Я растягивал зрение, как лайковую перчатку, напяливая ее на колодку – на синий морской околодок…
Я быстро и хищно, с феодальной яростью осмотрел владения окоема.
Так опускают глаз в налитую всклянь широкую рюмку, чтобы вышла наружу соринка
Ср. фрагмент Бродского о Венеции в прозе «Набережная неисцелимых»:
Глаз в этом городе обретает самостоятельность, присущую слезе. С единственной разницей, что он не отделяется от тела, а полностью его себе подчиняет. Немного времени – три-четыре дня – и тело уже считает себя только транспортным средством глаза, некоей субмариной для его то распахнутого, то сощуренного перископа. Разумеется, любое попадание оборачивается стрельбой по своим: на дно уходит твое сердце или даже ум; глаз выныривает на поверхность (Бродский, 2001: 23).

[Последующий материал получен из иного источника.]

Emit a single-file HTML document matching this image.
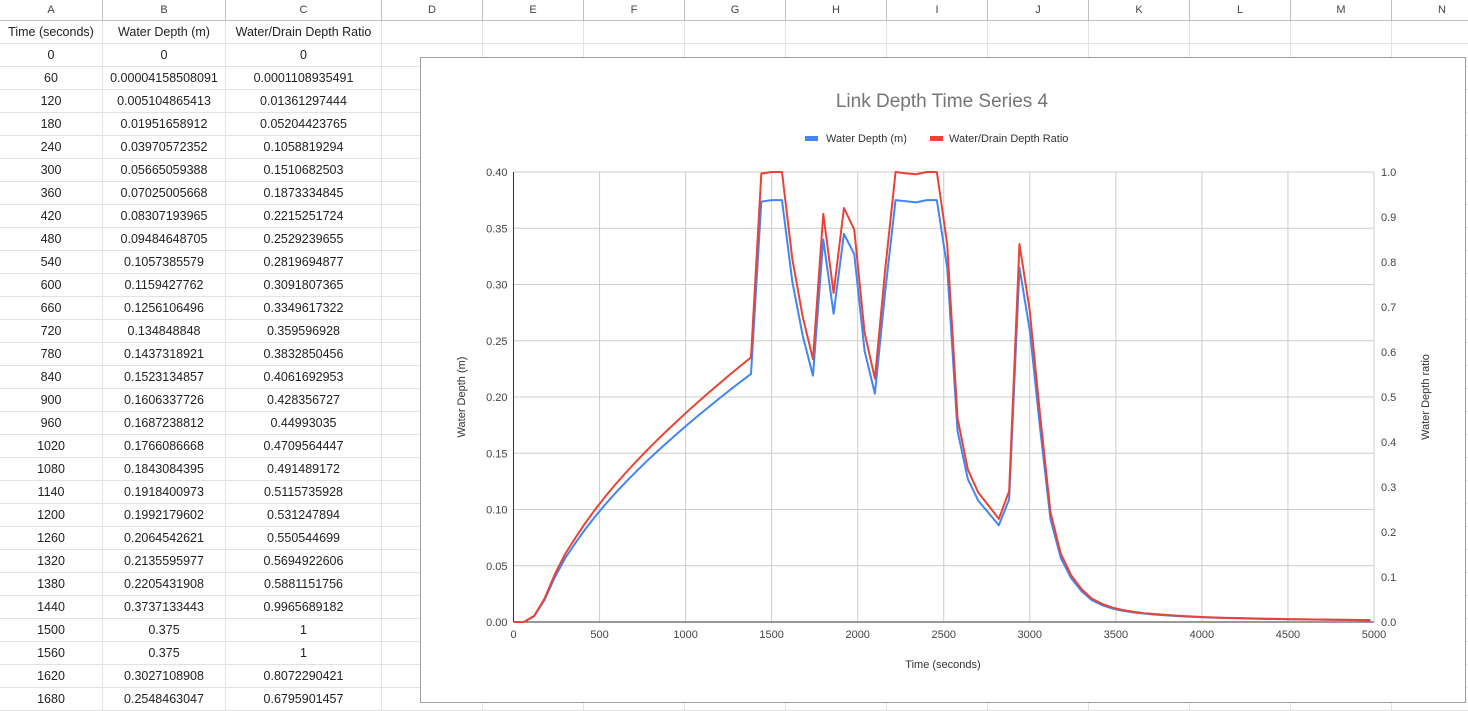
<!DOCTYPE html>
<html><head><meta charset="utf-8">
<style>
body{margin:0;width:1468px;height:706px;overflow:hidden;background:#fff;font-family:"Liberation Sans",Arial,sans-serif;position:relative}
.c{position:absolute;text-align:center;font-size:12.5px;color:#222;box-sizing:border-box;border-right:1px solid #e2e2e2;border-bottom:1px solid #e2e2e2;line-height:22px;height:23px;white-space:nowrap;overflow:hidden}
.h{position:absolute;top:0;height:21px;line-height:21px;text-align:center;font-size:11px;color:#444;border-right:1px solid #c0c0c0;border-bottom:1px solid #c0c0c0;box-sizing:border-box}
#chart{position:absolute;left:420px;top:57px;width:1046px;height:646px;border:1px solid #9e9e9e;background:#fff;box-sizing:border-box}
</style></head><body>
<div id="sheet"></div>
<div id="chart">
<svg id="svg" width="1046" height="646"></svg>
</div>
<script>
const colEdges=[0,103,226,382,483,584,685,786,887,988,1089,1190,1291,1392,1493];
const colLetters=["A","B","C","D","E","F","G","H","I","J","K","L","M","N"];
const tableTimes=["Time (seconds)","0","60","120","180","240","300","360","420","480","540","600","660","720","780","840","900","960","1020","1080","1140","1200","1260","1320","1380","1440","1500","1560","1620","1680"];
const tableDepth=["Water Depth (m)","0","0.00004158508091","0.005104865413","0.01951658912","0.03970572352","0.05665059388","0.07025005668","0.08307193965","0.09484648705","0.1057385579","0.1159427762","0.1256106496","0.134848848","0.1437318921","0.1523134857","0.1606337726","0.1687238812","0.1766086668","0.1843084395","0.1918400973","0.1992179602","0.2064542621","0.2135595977","0.2205431908","0.3737133443","0.375","0.375","0.3027108908","0.2548463047"];
const tableRatio=["Water/Drain Depth Ratio","0","0.0001108935491","0.01361297444","0.05204423765","0.1058819294","0.1510682503","0.1873334845","0.2215251724","0.2529239655","0.2819694877","0.3091807365","0.3349617322","0.359596928","0.3832850456","0.4061692953","0.428356727","0.44993035","0.4709564447","0.491489172","0.5115735928","0.531247894","0.550544699","0.5694922606","0.5881151756","0.9965689182","1","1","0.8072290421","0.6795901457"];
const sheet=document.getElementById('sheet');
for(let i=0;i<colLetters.length;i++){
  const d=document.createElement('div');d.className='h';
  
  
  d.style.left=colEdges[i]+'px';d.style.width=(colEdges[i+1]-colEdges[i])+'px';d.textContent=colLetters[i];sheet.appendChild(d);
}
const cols=[tableTimes,tableDepth,tableRatio];
for(let r=0;r<30;r++){
  for(let c=0;c<14;c++){
    const d=document.createElement('div');d.className='c';
    
    
    d.style.left=colEdges[c]+'px';d.style.width=(colEdges[c+1]-colEdges[c])+'px';d.style.top=(21+r*23)+'px';
    if(c<3)d.textContent=cols[c][r];
    sheet.appendChild(d);
  }
}
</script>
<script>
const depth=[0,0.0000416,0.0051,0.0195,0.0397,0.0567,0.0703,0.0831,0.0948,0.1057,0.1159,0.1256,0.1348,0.1437,0.1523,0.1606,0.1687,0.1766,0.1843,0.1918,0.1992,0.2065,0.2136,0.2205,0.3737,0.375,0.375,0.3027,0.2548,
0.219,0.340,0.274,0.345,0.327,0.241,0.203,0.294,0.375,0.374,0.373,0.375,0.375,
0.315,0.170,0.127,0.108,0.097,0.086,0.109,0.315,0.259,0.172,0.0915,0.057,0.039,0.0275,0.0195,0.015,0.012,0.010,0.0085,
0.0075,0.0067,0.006,0.0054,0.0049,0.0045,0.0041,0.0038,0.0035,0.0033,0.0031,0.0029,0.0027,0.0026,0.0024,0.0023,0.0022,0.0021,0.002,0.0019,0.0018,0.0017,0.0016];
const ratio=[0,0.0001,0.0136,0.052,0.1059,0.1511,0.1873,0.2215,0.2529,0.282,0.3092,0.335,0.3596,0.3833,0.4062,0.4284,0.4499,0.471,0.4915,0.5116,0.5312,0.5505,0.5695,0.5881,0.9966,1,1,0.8072,0.6796,
0.584,0.907,0.731,0.92,0.872,0.643,0.541,0.784,1,0.997,0.995,1,1,
0.84,0.453,0.339,0.288,0.259,0.229,0.291,0.84,0.691,0.459,0.244,0.152,0.104,0.0733,0.052,0.04,0.032,0.0267,0.0227,
0.02,0.0179,0.016,0.0144,0.0131,0.012,0.0109,0.0101,0.0093,0.0088,0.0083,0.0077,0.0072,0.0069,0.0064,0.0061,0.0059,0.0056,0.0053,0.0051,0.0048,0.0045,0.0043];
const timeStep=60;
const xTicks=[0,500,1000,1500,2000,2500,3000,3500,4000,4500,5000];
const yLeftTicks=["0.00","0.05","0.10","0.15","0.20","0.25","0.30","0.35","0.40"];
const yRightTicks=["0.0","0.1","0.2","0.3","0.4","0.5","0.6","0.7","0.8","0.9","1.0"];
const OX=420,OY=57;
const L=512.5-OX,R=1373-OX,T=171-OY,B=621-OY;
const xs=t=>L+(t/5000)*(R-L);
const yl=v=>B-(v/0.4)*(B-T);
const yr=v=>B-(v/1.0)*(B-T);
const svg=document.getElementById('svg');const NS='http://www.w3.org/2000/svg';
function mk(tag,at,name){const e=document.createElementNS(NS,tag);for(const k in at)e.setAttribute(k,at[k]);svg.appendChild(e);return e;}
function tx(x,y,s,anchor,size,fill,name,extra){const e=mk('text',Object.assign({x:x,y:y,'text-anchor':anchor,'font-size':size,fill:fill,'font-family':'Liberation Sans, Arial, sans-serif'},extra||{}),name);e.textContent=s;return e;}
xTicks.forEach(t=>{if(t>0)mk('line',{x1:xs(t),x2:xs(t),y1:T,y2:B,stroke:'#cccccc','stroke-width':1},'x-gridline');
  tx(xs(t),B+16,String(t),'middle',11,'#444','x-tick-label');});
yLeftTicks.forEach(s=>{const v=parseFloat(s);if(v>0)mk('line',{x1:L,x2:R,y1:yl(v),y2:yl(v),stroke:'#cccccc','stroke-width':1},'y-gridline');
  tx(L-6,yl(v)+4,s,'end',11,'#444','y-left-tick-label');});
mk('line',{x1:R,x2:R,y1:T,y2:B,stroke:'#cccccc','stroke-width':1},'right-gridline');
yRightTicks.forEach(s=>{tx(R+7,yr(parseFloat(s))+4,s,'start',11,'#444','y-right-tick-label');});
mk('line',{x1:L,x2:R,y1:B,y2:B,stroke:'#333','stroke-width':1},'x-axis-line');
mk('line',{x1:L,x2:L,y1:T,y2:B,stroke:'#333','stroke-width':1},'y-axis-line');
mk('polyline',{points:depth.map((v,i)=>xs(i*timeStep)+','+yl(v)).join(' '),fill:'none',stroke:'#4285f4','stroke-width':2,'stroke-linejoin':'round'},'water-depth-line');
mk('polyline',{points:ratio.map((v,i)=>xs(i*timeStep)+','+yr(v)).join(' '),fill:'none',stroke:'#ea4335','stroke-width':2,'stroke-linejoin':'round'},'depth-ratio-line');
tx(521,49,'Link Depth Time Series 4','middle',19,'#757575','chart-title');
mk('rect',{x:384,y:78,width:13,height:5,fill:'#4285f4'},'legend-swatch-depth');
tx(405,84,'Water Depth (m)','start',11,'#333','legend-label-depth');
mk('rect',{x:509,y:78,width:13,height:5,fill:'#ea4335'},'legend-swatch-ratio');
tx(528,84,'Water/Drain Depth Ratio','start',11,'#333','legend-label-ratio');
tx(522,610,'Time (seconds)','middle',11,'#333','x-axis-title');
tx(0,0,'Water Depth (m)','middle',11,'#333','y-left-axis-title',{transform:'translate(44,339) rotate(-90)'});
tx(0,0,'Water Depth ratio','middle',11,'#333','y-right-axis-title',{transform:'translate(1008,339) rotate(-90)'});
</script>
</body></html>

Образ глаза, засоренного горизонтом, побуждает вспомнить и строфы из поэмы Цветаевой «Крысолов», в которых горизонт-окоём показан как окохват, окоим, окодёр, окорыв, околом (Цветаева, 1994:240). Последовательность неологизмов Цветаевой обнаруживает градацию с нарастанием экспрессии, с усилением образа болевого ощущения вплоть до разрушения воспринимающего органа. Максимальная способность зрения оборачивается слепотой. При этом око – субъект агрессии превращается в око – объект агрессии, вместилище пространства становится добычей пространства[27].
25
В «Путешествии в Армению» Мандельштам определяет глаз как «орган, обладающий акустикой» (Мандельштам, 1994: 200).